I hear that for named pipes, writes that are smaller than about 512bytes are atomic (the writes won't interleave).

Is there a way to increase that amount for a specific named pipe?

something like:

mkfifo mynamedpipe --buf=2500

Supposedly this is the full documentation:
http://www.gnu.org/software/coreutils/manual/html_node/mkfifo-invocation.html#mkfifo-invocation

man mkfifo takes me to that page.

Best Answer

A fifo file is just a type of file which when opened for both reading and writing instantiates a pipe like a pipe() system call would.

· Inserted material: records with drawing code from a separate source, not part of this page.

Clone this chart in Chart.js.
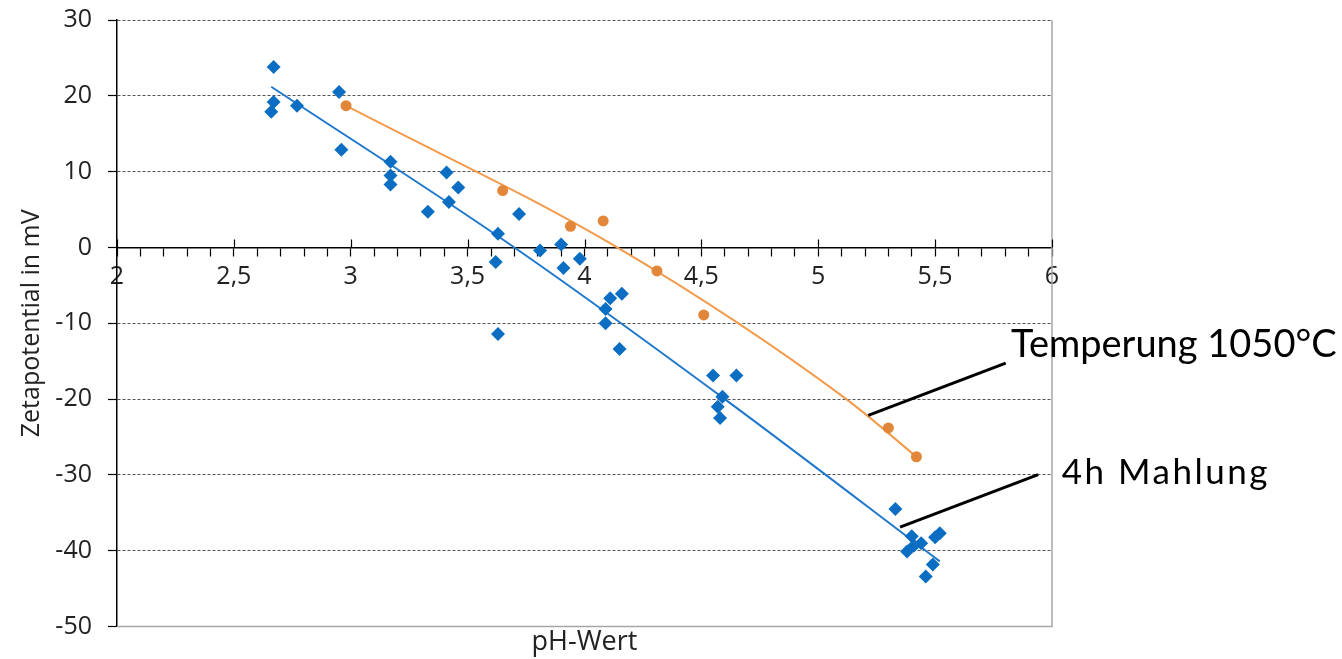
<!DOCTYPE html>
<html><head><meta charset="utf-8">
<script src="https://cdn.jsdelivr.net/npm/chart.js@4/dist/chart.umd.min.js"></script>
<style>html,body{margin:0;padding:0;background:#fff}canvas{display:block}</style>
</head><body>
<canvas id="c" width="1342" height="659"></canvas>
<script>
// ---- data ----
const phMahlung = [2.67,2.67,2.66,2.77,2.95,2.96,3.17,3.17,3.17,3.41,3.46,3.33,3.42,3.72,3.63,3.62,3.63,3.81,3.90,3.91,3.98,4.16,4.11,4.09,4.09,4.15,4.55,4.65,4.59,4.57,4.58,5.33,5.40,5.38,5.44,5.41,5.50,5.52,5.49,5.46];
const zetaMahlung = [23.8,19.2,17.9,18.7,20.5,12.9,11.3,9.5,8.3,9.9,7.9,4.7,6.0,4.4,1.8,-1.9,-11.4,-0.4,0.4,-2.7,-1.5,-6.1,-6.7,-8.1,-10.0,-13.4,-16.9,-16.9,-19.7,-21.0,-22.5,-34.5,-38.1,-40.1,-39.0,-39.3,-38.2,-37.7,-41.8,-43.4];
const phTemper = [2.98,3.65,3.94,4.08,4.31,4.51,5.30,5.42];
const zetaTemper = [18.7,7.5,2.8,3.5,-3.1,-8.9,-23.8,-27.6];
const phTrendMahlung = [2.66,3.70,4.60,5.52];
const zetaTrendMahlung = [21.2,0,-20,-41.4];
const phTrendTemper = [2.98,4.14,5.12,5.42];
const zetaTrendTemper = [18.7,0,-20,-27.6];
const xTickValues = [2,2.5,3,3.5,4,4.5,5,5.5,6];
const xTickLabels = ['2','2,5','3','3,5','4','4,5','5','5,5','6'];
const seriesNames = ['4h Mahlung','Temperung 1050°C'];
const xTitle = 'pH-Wert';
const yTitle = 'Zetapotential in mV';

const pts = (xs, ys) => xs.map((v, i) => ({x: v, y: ys[i]}));

const annotations = [
  {text: seriesNames[1], from: [5.214, -22.15], to: [5.802, -15.24], at: [5.825, -14.5], size: 38, spacing: 0},
  {text: seriesNames[0], from: [5.350, -36.89], to: [5.941, -29.97], at: [6.042, -31.25], size: 35, spacing: 2.5}
];

const decor = {
  id: 'decor',
  beforeDatasetsDraw(chart) {
    const {ctx, chartArea: a, scales: {x, y}} = chart;
    ctx.save();
    ctx.strokeStyle = '#a6a6a6'; ctx.lineWidth = 1.5;
    ctx.beginPath(); ctx.moveTo(a.left, a.bottom); ctx.lineTo(a.right, a.bottom); ctx.lineTo(a.right, a.top); ctx.stroke();
    ctx.strokeStyle = '#000'; ctx.lineWidth = 1.2;
    const y0 = y.getPixelForValue(0);
    xTickValues.forEach(v => {
      const px = Math.round(x.getPixelForValue(v)) + 0.5;
      ctx.beginPath(); ctx.moveTo(px, y0 - 8); ctx.lineTo(px, y0); ctx.stroke();
    });
    ctx.restore();
  },
  afterDraw(chart) {
    const {ctx, scales: {x, y}} = chart;
    ctx.save();
    annotations.forEach(an => {
      ctx.strokeStyle = '#000'; ctx.lineWidth = 3;
      ctx.beginPath();
      ctx.moveTo(x.getPixelForValue(an.from[0]), y.getPixelForValue(an.from[1]));
      ctx.lineTo(x.getPixelForValue(an.to[0]), y.getPixelForValue(an.to[1]));
      ctx.stroke();
      ctx.fillStyle = '#000';
      ctx.font = an.size + 'px Lato';
      ctx.letterSpacing = an.spacing + 'px';
      ctx.textAlign = 'left'; ctx.textBaseline = 'alphabetic';
      ctx.fillText(an.text, x.getPixelForValue(an.at[0]), y.getPixelForValue(an.at[1]));
    });
    ctx.restore();
  }
};

new Chart(document.getElementById('c'), {
  type: 'scatter',
  data: {
    datasets: [
      {label: seriesNames[0], data: pts(phMahlung, zetaMahlung), pointStyle: 'rectRot', pointRadius: 7,
       backgroundColor: '#0B6EC3', borderColor: '#0B6EC3', borderWidth: 0, order: 0},
      {label: seriesNames[1], data: pts(phTemper, zetaTemper), pointStyle: 'circle', pointRadius: 5.5,
       backgroundColor: '#E2873A', borderColor: '#E2873A', borderWidth: 0, order: 0},
      {type: 'line', label: 'Trend ' + seriesNames[0], data: pts(phTrendMahlung, zetaTrendMahlung), showLine: true,
       pointRadius: 0, borderColor: '#1F78CC', borderWidth: 2, cubicInterpolationMode: 'monotone', fill: false, order: 1},
      {type: 'line', label: 'Trend ' + seriesNames[1], data: pts(phTrendTemper, zetaTrendTemper), showLine: true,
       pointRadius: 0, borderColor: '#F29B4D', borderWidth: 2, cubicInterpolationMode: 'monotone', fill: false, order: 1}
    ]
  },
  options: {
    responsive: false, animation: false, devicePixelRatio: 1,
    layout: {padding: {left: 0, top: 20, right: 290, bottom: 0}},
    plugins: {
      legend: {display: false}, tooltip: {enabled: false},
      title: {display: true, text: xTitle, position: 'bottom', fullSize: false, color: '#222',
              font: {family: 'Open Sans', size: 27, weight: 'normal', lineHeight: 1.2}, padding: {top: 0, bottom: 0}}
    },
    scales: {
      x: {
        type: 'linear', position: {y: 0}, min: 2, max: 6,
        ticks: {stepSize: 0.1, autoSkip: false, maxRotation: 0, padding: 6, color: '#222',
                font: {family: 'Open Sans', size: 25},
                callback: v => { const k = Math.round(v * 10); if (k % 5) return ''; const i = xTickValues.findIndex(t => Math.abs(t - v) < 1e-6); return i >= 0 ? xTickLabels[i] : ''; }},
        grid: {drawOnChartArea: false, drawTicks: true, tickLength: 8, tickColor: '#000', tickWidth: 1.2},
        border: {display: true, color: '#000', width: 1.5}
      },
      y: {
        type: 'linear', position: 'left', min: -50, max: 30,
        afterFit: s => { s.width = 117; s.paddingTop = 0; s.paddingBottom = 0; },
        ticks: {stepSize: 10, padding: 16, color: '#222', font: {family: 'Open Sans', size: 25}},
        grid: {drawTicks: true, tickLength: 9, tickColor: '#000', tickWidth: 1.2, lineWidth: 1,
               color: c => (c.tick && (c.tick.value === -50 || c.tick.value === 0)) ? 'rgba(0,0,0,0)' : '#555'},
        border: {display: true, color: '#000', width: 1.5, dash: [3, 2]},
        title: {display: true, text: yTitle, color: '#222', font: {family: 'Open Sans', size: 25}, padding: {top: 17, bottom: 0}}
      }
    }
  },
  plugins: [decor]
});
</script>
</body></html>
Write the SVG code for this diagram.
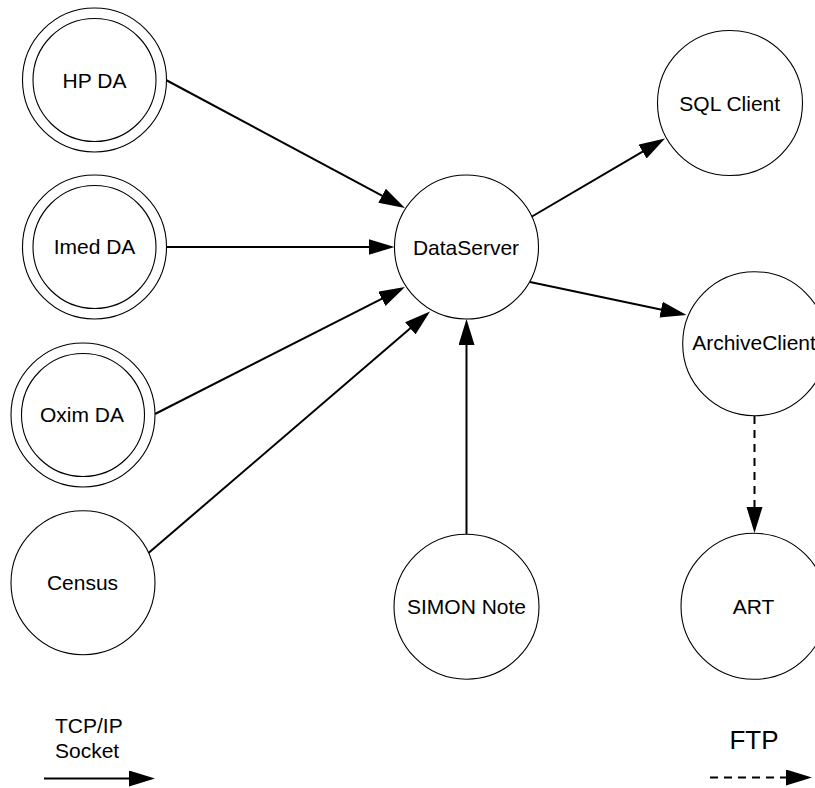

On Linux at least, the data that transits though that pipe is not stored on the file system at all (only in the kernel as kernel memory). And the size attribute of the fifo file is not relevant and is always 0.

On Linux, you can change the size of a pipe buffer (whether that pipe has been instantiated with pipe() or via opening a fifo file) with the F_SETPIPE_SZ fcntl(), though for unprivileged users, that's bound by /proc/sys/fs/pipe-max-size. Any of the writer or reader to the pipe can issue that fcntl() though it makes more sense for the writer to do it. In the case of a named pipe, you'd need to do that for each pipe instantiated though the fifo file.

$ mkfifo fifo
$ exec 3<> fifo # instantiate the pipe
$ seq 20000 > fifo
^C  # seq hangs because it's trying to write more than 64KiB
$ exec 3<&- 3<> fifo # close the first pipe and instantiate a new one
$ (perl -MFcntl -e 'fcntl(STDOUT, 1031, 1048576)'; seq 20000) > fifo
$ # went through this time

Above, I used perl to issue the fcntl(), harcoding the value of F_SETPIPE_SZ (1031 on my system).